Isolate every line in the records below with "chart" in it.

[begin Data for processing]

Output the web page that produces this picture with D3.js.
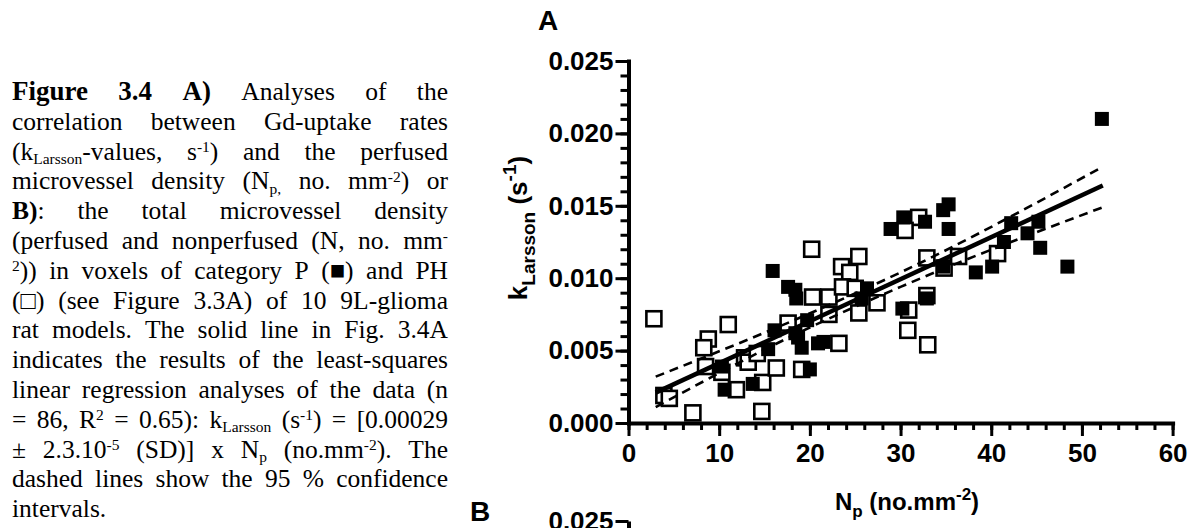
<!DOCTYPE html>
<html>
<head>
<meta charset="utf-8">
<script src="https://cdn.jsdelivr.net/npm/d3@7"></script>
<style>
body{margin:0;background:#fff;}
</style>
</head>
<body>
<div id="chart"></div>
<script>
// category P (filled squares): [Np, kLarsson]
var pointsP = [
	[52.2,0.0210],[48.4,0.0108],[45.4,0.0121],[45.2,0.0139],[44.0,0.0131],
	[42.2,0.0138],[41.4,0.0125],[40.1,0.0108],[38.3,0.0104],[34.7,0.0108],
	[35.3,0.0151],[34.7,0.0147],[35.3,0.0134],[32.7,0.0139],[30.3,0.0142],
	[28.9,0.0134],[32.9,0.0086],[30.2,0.0079],[26.3,0.0093],[25.7,0.0086],
	[15.9,0.0105],[17.6,0.0094],[18.4,0.0092],[18.5,0.0086],[18.7,0.0059],
	[19.1,0.0052],[20.9,0.0055],[21.5,0.0056],[20.0,0.0037],[19.7,0.0071],
	[18.4,0.0062],[16.1,0.0064],[15.4,0.0051],[13.7,0.0027],[10.6,0.0023],
	[10.3,0.0039]
];
// category PH (open squares)
var pointsPH = [
	[2.8,0.0072],[3.9,0.0019],[4.5,0.0017],[7.1,0.0007],[8.8,0.0058],
	[8.3,0.0052],[8.5,0.0039],[10.3,0.0035],[11.0,0.0068],[11.9,0.0023],
	[12.8,0.0045],[13.2,0.0042],[14.2,0.0048],[14.8,0.0028],[14.7,0.0008],
	[16.3,0.0038],[17.6,0.0069],[19.1,0.0037],[20.2,0.0120],[20.3,0.0087],
	[22.1,0.0087],[22.1,0.0075],[23.2,0.0055],[23.5,0.0108],[24.4,0.0104],
	[25.4,0.0115],[23.6,0.0094],[25.0,0.0093],[27.4,0.0083],[25.4,0.0076],
	[30.9,0.0078],[30.8,0.0064],[33.0,0.0054],[32.9,0.0088],[32.9,0.0114],
	[32.0,0.0142],[30.5,0.0133],[34.8,0.0107],[36.4,0.0115],[40.7,0.0117]
];
// regression line and 95% confidence band
var fitLine = [[3,0.0021],[52.3,0.0164]];
var ciUpper = [[3,0.0032],[19,0.0073],[30,0.0104],[52.3,0.0177]];
var ciLower = [[3,0.0011],[19,0.0063],[30,0.0094],[52.3,0.0149]];

var xTicks = [0,10,20,30,40,50,60];
var yTicks = [0,0.005,0.010,0.015,0.020,0.025];

// caption: each line is a list of [text, style]
var captionLines = [
	[["Figure 3.4 A)","big"],[" Analyses of the",""]],
	[["correlation between Gd-uptake rates",""]],
	[["(k",""],["Larsson","sub"],["-values, s",""],["-1","sup"],[") and the perfused",""]],
	[["microvessel density (N",""],["p,","sub"],[" no. mm",""],["-2","sup"],[") or",""]],
	[["B)","b"],[": the total microvessel density",""]],
	[["(perfused and nonperfused (N, no. mm",""],["-","sup"]],
	[["2","sup"],[")) in voxels of category P (\u25A0) and PH",""]],
	[["(\u25A1) (see Figure 3.3A) of 10 9L-glioma",""]],
	[["rat models. The solid line in Fig. 3.4A",""]],
	[["indicates the results of the least-squares",""]],
	[["linear regression analyses of the data (n",""]],
	[["= 86, R",""],["2","sup"],[" = 0.65): k",""],["Larsson","sub"],[" (s",""],["-1","sup"],[") = [0.00029",""]],
	[["\u00B1 2.3.10",""],["-5","sup"],[" (SD)] x N",""],["p","sub"],[" (no.mm",""],["-2","sup"],["). The",""]],
	[["dashed lines show the 95 % confidence",""]],
	[["intervals.",""]]
];

function splitWords(segs){
	var words = [], cur = [];
	segs.forEach(function(s){
		s[0].split(" ").forEach(function(p, i){
			if(i > 0){
				if(cur.length) words.push(cur);
				cur = [];
			}
			if(p.length) cur.push([p, s[1]]);
		});
	});
	if(cur.length) words.push(cur);
	return words;
}

function addRich(text, segs, small, subK, supK){
	var off = 0;
	segs.forEach(function(s){
		var sh = s[1] == "sub" ? small * subK : (s[1] == "sup" ? -small * supK : 0);
		var ts = text.append("tspan").text(s[0]).attr("dy", sh - off);
		off = sh;
		if(s[1] == "sub" || s[1] == "sup") ts.attr("font-size", small);
		if(s[1] == "b") ts.attr("font-weight", "bold");
		if(s[1] == "big") ts.attr("font-weight", "bold").attr("font-size", 27);
	});
}

function init(){
	var w = 1200;
	var h = 528;

	var svg = d3.select("#chart")
				.append("svg")
				.attr("width", w)
				.attr("height", h)
				.style("font-family", "'Liberation Sans', Arial, sans-serif");

	// ---- caption ----
	var cap = svg.append("g")
				.style("font-family", "'Liberation Serif', 'Times New Roman', serif")
				.attr("font-size", 25.5);
	var left = 12, right = 448, base0 = 100, lineH = 29.8;
	captionLines.forEach(function(line, li){
		var words = splitWords(line);
		var yb = base0 + li * lineH;
		var nodes = words.map(function(wd){
			var t = cap.append("text").attr("y", yb);
			addRich(t, wd, 15.5, 0.3, 0.5);
			return t;
		});
		var widths = nodes.map(function(t){ return t.node().getComputedTextLength(); });
		var total = d3.sum(widths);
		var gap = 6.4;
		if(li < captionLines.length - 1 && words.length > 1){
			gap = Math.max(3, (right - left - total) / (words.length - 1));
		}
		var pos = left;
		nodes.forEach(function(t, i){
			t.attr("x", pos);
			pos += widths[i] + gap;
		});
	});

	// ---- panel A ----
	var x = d3.scaleLinear().domain([0, 60]).range([628.5, 1172.6]);
	var y = d3.scaleLinear().domain([0, 0.025]).range([423, 61]);

	svg.append("text")
		.attr("x", 538)
		.attr("y", 30)
		.attr("font-size", 28)
		.attr("font-weight", "bold")
		.text("A");

	// minor ticks
	svg.append("g")
		.attr("transform", "translate(" + x(0) + ",0)")
		.call(d3.axisLeft(y).ticks(25).tickSize(8).tickSizeOuter(0).tickFormat(""))
		.call(function(g){ g.select(".domain").remove(); })
		.selectAll(".tick line").attr("stroke-width", 3);
	svg.append("g")
		.attr("transform", "translate(0," + y(0) + ")")
		.call(d3.axisBottom(x).ticks(30).tickSize(7).tickSizeOuter(0).tickFormat(""))
		.call(function(g){ g.select(".domain").remove(); })
		.selectAll(".tick line").attr("stroke-width", 3);

	// major axes
	var yAxis = svg.append("g")
		.attr("transform", "translate(" + x(0) + ",0)")
		.call(d3.axisLeft(y).tickValues(yTicks).tickSize(13).tickSizeOuter(0).tickPadding(2)
			.tickFormat(d3.format(".3f")));
	var xAxis = svg.append("g")
		.attr("transform", "translate(0," + y(0) + ")")
		.call(d3.axisBottom(x).tickValues(xTicks).tickSize(13).tickSizeOuter(0).tickPadding(8));

	[yAxis, xAxis].forEach(function(g){
		g.select(".domain").attr("stroke-width", 4).attr("stroke-linecap", "square");
		g.selectAll(".tick line").attr("stroke-width", 3);
		g.selectAll(".tick text")
			.attr("font-size", 26)
			.attr("font-weight", "bold")
			.attr("fill", "#000")
			.style("font-family", "'Liberation Sans', Arial, sans-serif");
	});

	// axis titles
	var yt = svg.append("text")
		.attr("transform", "translate(527,228) rotate(-90)")
		.attr("text-anchor", "middle")
		.attr("font-size", 26)
		.attr("font-weight", "bold");
	addRich(yt, [["k",""],["Larsson","sub"],[" (s",""],["-1","sup"],[")",""]], 19, 0.4, 0.6);

	var xt = svg.append("text")
		.attr("x", 907)
		.attr("y", 510)
		.attr("text-anchor", "middle")
		.attr("font-size", 24)
		.attr("font-weight", "bold");
	addRich(xt, [["N",""],["p","sub"],[" (no.mm",""],["-2","sup"],[")",""]], 17, 0.4, 0.6);

	// points
	var sOpen = 15, sFill = 14;
	svg.append("g").selectAll("rect")
		.data(pointsPH)
		.enter()
		.append("rect")
		.attr("x", function(d){ return x(d[0]) - sOpen / 2; })
		.attr("y", function(d){ return y(d[1]) - sOpen / 2; })
		.attr("width", sOpen)
		.attr("height", sOpen)
		.attr("fill", "#fff")
		.attr("stroke", "#000")
		.attr("stroke-width", 2.6);

	svg.append("g").selectAll("rect")
		.data(pointsP)
		.enter()
		.append("rect")
		.attr("x", function(d){ return x(d[0]) - sFill / 2; })
		.attr("y", function(d){ return y(d[1]) - sFill / 2; })
		.attr("width", sFill)
		.attr("height", sFill)
		.attr("fill", "#000");

	// regression lines
	var line = d3.line()
				.x(function(d){ return x(d[0]); })
				.y(function(d){ return y(d[1]); })
				.curve(d3.curveMonotoneX);

	svg.append("path")
		.attr("d", line(fitLine))
		.attr("fill", "none")
		.attr("stroke", "#000")
		.attr("stroke-width", 4.5);

	[ciUpper, ciLower].forEach(function(c){
		svg.append("path")
			.attr("d", line(c))
			.attr("fill", "none")
			.attr("stroke", "#000")
			.attr("stroke-width", 2.6)
			.attr("stroke-dasharray", "9,6");
	});

	// ---- panel B (cut off at the bottom) ----
	svg.append("text")
		.attr("x", 470)
		.attr("y", 521)
		.attr("font-size", 28)
		.attr("font-weight", "bold")
		.text("B");

	var yB = d3.scaleLinear().domain([0, 0.025]).range([883, 521]);
	var bAxis = svg.append("g")
		.attr("transform", "translate(" + x(0) + ",0)")
		.call(d3.axisLeft(yB).tickValues([0.025]).tickSize(13).tickSizeOuter(0).tickPadding(2)
			.tickFormat(d3.format(".3f")));
	bAxis.select(".domain").attr("stroke-width", 4);
	bAxis.selectAll(".tick line").attr("stroke-width", 3);
	bAxis.selectAll(".tick text")
		.attr("font-size", 26)
		.attr("font-weight", "bold")
		.attr("fill", "#000")
		.style("font-family", "'Liberation Sans', Arial, sans-serif");
}

window.onload = init;
</script>
</body>
</html>
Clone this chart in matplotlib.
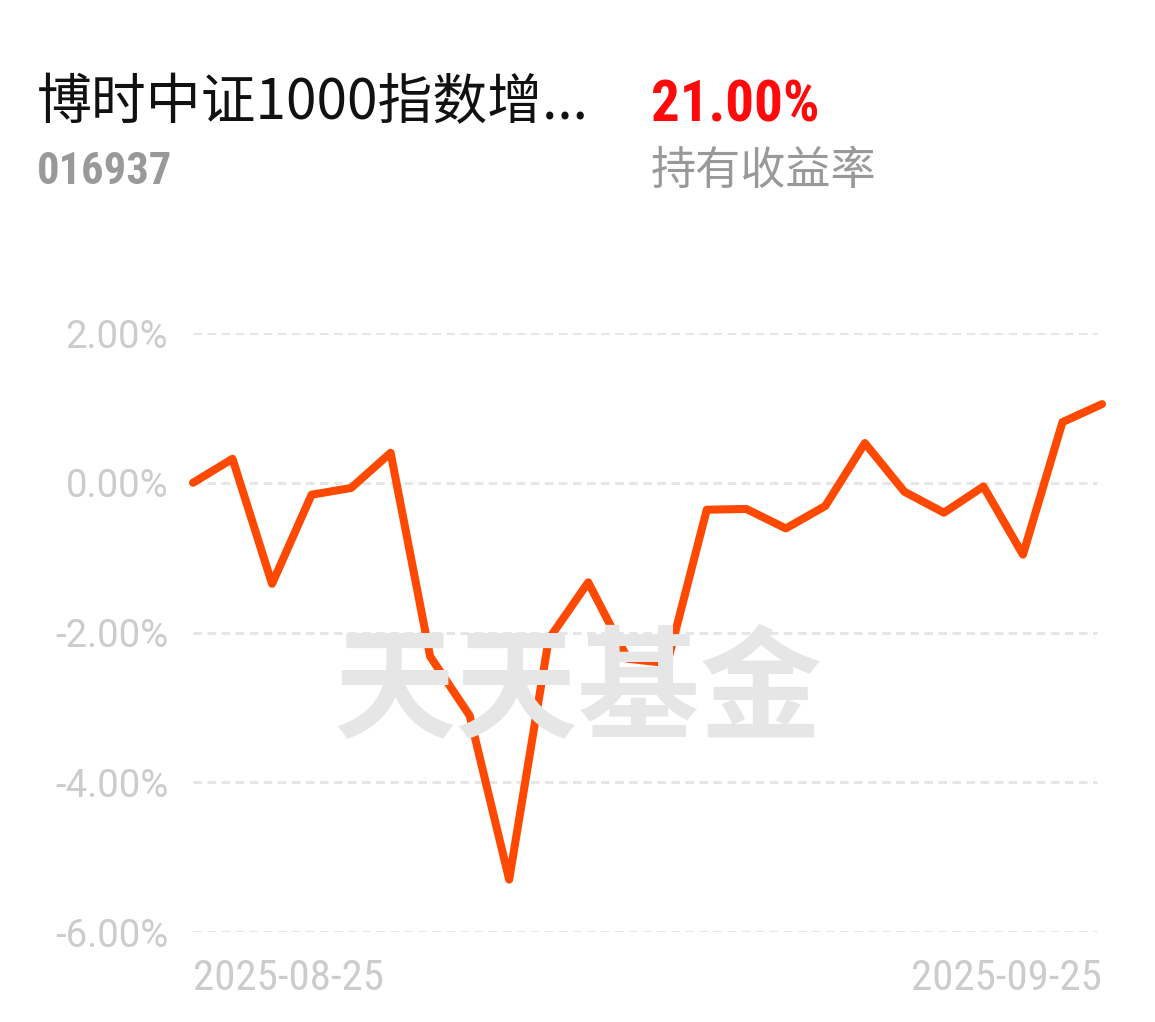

[end Data for processing]

> [Right answer]:
<div id="chart"></div>
	var svg = d3.select("#chart")
Clone this chart in matplotlib.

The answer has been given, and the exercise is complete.